Could something similar be achieved on fracking?  And could it be achieved in areas where fracking is a real prospect, and where tempers are already high?  CPRE’s board considered this last month and said staff should consider promoting local debates on the pros and cons of shale gas exploration, providing we could find a respected partner, such as the Royal Society, and provided any debates were not funded in any way “by organisations with a vested interest” (to quote the draft board minute).

So we are rather a long way from launching a national series of ‘town hall meetings’.  Before we hold a single meeting we will have to form a partnership with a body such as the Royal Society; establish whether CPRE branches in the middle of local battles want to debate, rather than campaign; get sponsorship from a disinterested party; and confirm that there is a genuine planning process and that decisions have not already been made.  Ministerial statements from the PM down are not reassuring on this last point.

From what I have read I think there is still a debate to be had on fracking, both as regards its likely impact on reducing carbon and its impact on the countryside.  There is certainly a good deal of concern and uncertainty about the impact that fracking will have on the countryside – a few hidden pads that no one will notice if you believe some in the industry; huge damage if you believe the critics, who have some pretty alarming examples from the USA to support their arguments.  It would be good to have a calm discussion to explore the evidence.  But whether there is the space for such a debate is another matter.

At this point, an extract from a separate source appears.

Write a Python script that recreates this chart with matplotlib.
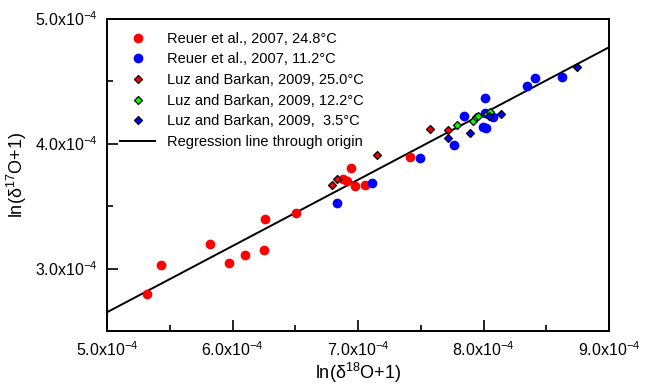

3 Responses to “Debating shale gas”

  1. 1 A F Crampin January 22, 2014 at 4:30 pm

    We’ll at least somebody should be saying “Hear, hear” to this piece, so I will say it.

  2. 3 Alex Hills March 22, 2014 at 6:37 pm

    I have been doing research into Hydrogen power recently and there have been some major advances in recent years. Hydrogen provides a viable alternative too shale gas and Fracking. I 100% support the CPRE position on Shale gas and Fracking but it would not hurt to point out there is a alternative. We must not be scared to look at the economic arguments for and against any power generation method. When doing this it is important to look at the whole life cost financially and environmentally.